Pope Benedict XVI Defrocked 400 Priests Over Child Abuse In Just Two Years
A Vatican document obtained by Associated Press shows that between 2011 and 2012, Pope Benedict XVI defrocked some 400 Roman Catholic priests for sexually molesting children.
The document, obtained on Friday, details the number of sexual-assault accusations levied against priests as well as the number who had been dismissed from church service following a church trial. The reports listed a significant increase in defrocked priests beginning in 2011, up from 171 in 2008 and 2009. According to the AP’s Twitter account, Vatican officials have confirmed the report as accurate.
The document, which was compiled by the Vatican to use at a U.N. committee in Geneva, drew the numbers from cases handled by the Congregation for the Doctrine of the Faith. The report is technically public, but is rarely available outside of Catholic offices in Rome.
The Roman Catholic Church began its current internal discipline systems against pedophilia in 2001, when new procedures were put in place by Pope Benedict, then Cardinal Joseph Ratzinger, in the face of widespread accusations that the church was not properly handling sexual-assault charges, but simply moving accused priests “from parish to parish.” The Congregation began publishing the results in 2005.
Under Ratzinger’s process, all accusations of pedophilia are sent to Rome, where the Congregation for the Doctrine of the Faith reviews the cases and decides whether to engage in a church trial. Accused priests are allowed to defend themselves during this process.

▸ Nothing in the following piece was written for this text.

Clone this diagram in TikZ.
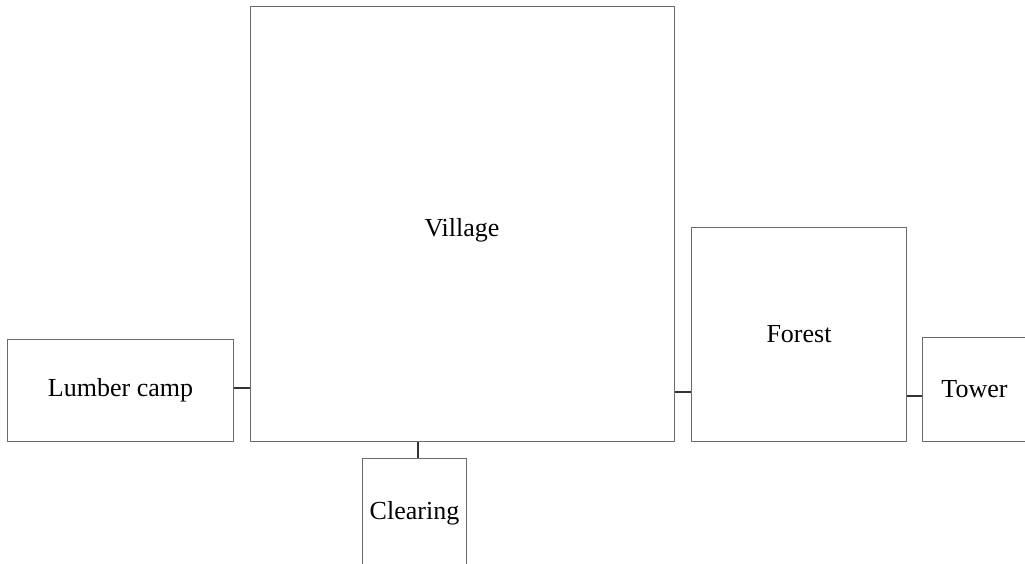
\documentclass[tikz,border=0pt]{standalone}
\usepackage{fontspec}
\setmainfont{Liberation Serif}
\begin{document}
\begin{tikzpicture}[x=1pt,y=-1pt,
  room/.style={draw=black!58, line width=1pt, fill=white, font=\fontsize{26}{31}\selectfont, inner sep=0pt, anchor=north west},
  link/.style={draw=black!80, line width=1.2pt}]
\clip (0,0) rectangle (1025,563);
\fill[white] (0,0) rectangle (1025,563);
\node[room, minimum width=226pt, minimum height=102pt] (lumber) at (7,339) {Lumber camp};
\node[room, minimum width=424pt, minimum height=435pt] (village) at (250,6) {};
\node[font=\fontsize{26}{31}\selectfont] (villagetext) at (462,230) {Village};
\node[room, minimum width=104pt, minimum height=110pt] (clearing) at (362,458) {Clearing};
\node[room, minimum width=215pt, minimum height=214pt] (forest) at (691,227) {Forest};
\node[room, minimum width=104pt, minimum height=104pt] (tower) at (922,337) {Tower};
\draw[link] (lumber.east |- 0,388) -- (village.west |- 0,388);
\draw[link] (village.south -| 418,0) -- (clearing.north -| 418,0);
\draw[link] (village.east |- 0,392) -- (forest.west |- 0,392);
\draw[link] (forest.east |- 0,396) -- (tower.west |- 0,396);
\end{tikzpicture}
\end{document}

Since the Church began recording these trials in 2005, the number of accusations and trials have steadily increased. Only 21 trials were launched in 2005, a number that more than doubled to 43 the following year. The number of accusations was even higher at 362 in 2006, though the number also includes some cases unrelated to sexual abuse.
After Ratzinger was elected pope, he kept the issue of pedophilia on the agenda. In 2008, Pope Benedict XVI travelled to the United States to address the issue. According to the Associated Press document, Benedict was “mortified” by the widespread abuse of children and reportedly could not understand “how priests could fail in such a way.”
That year, the Vatican announced the number of pedophile priests it had defrocked for the first time: 68 priests out of 191 reported cases in 2008. The numbers continued to rise, with 223 accusations and 103 defrocked in 2009. In 2010, the Vatican did not announce the number of priests it defrocked, but stated that it received 527 accusations of abuse. That year, the Congregation introduced new church laws to more easily defrock priests found guilty of abuse.
After the Congregation implemented the new rules, the number of defrocked priests skyrocketed. 260 priests were defrocked following 404 cases of abuse in 2011, and the following year saw an additional 124 priests defrocked. An additional 419 priests were reprimanded for abuse, but were not defrocked.
Though the Catholic Church has had its own discipline system for hundreds of years, it does not involve secular authorities in any way. If a priest is found guilty of sexually molesting a child in a church trial, he is simply defrocked and removed from his job.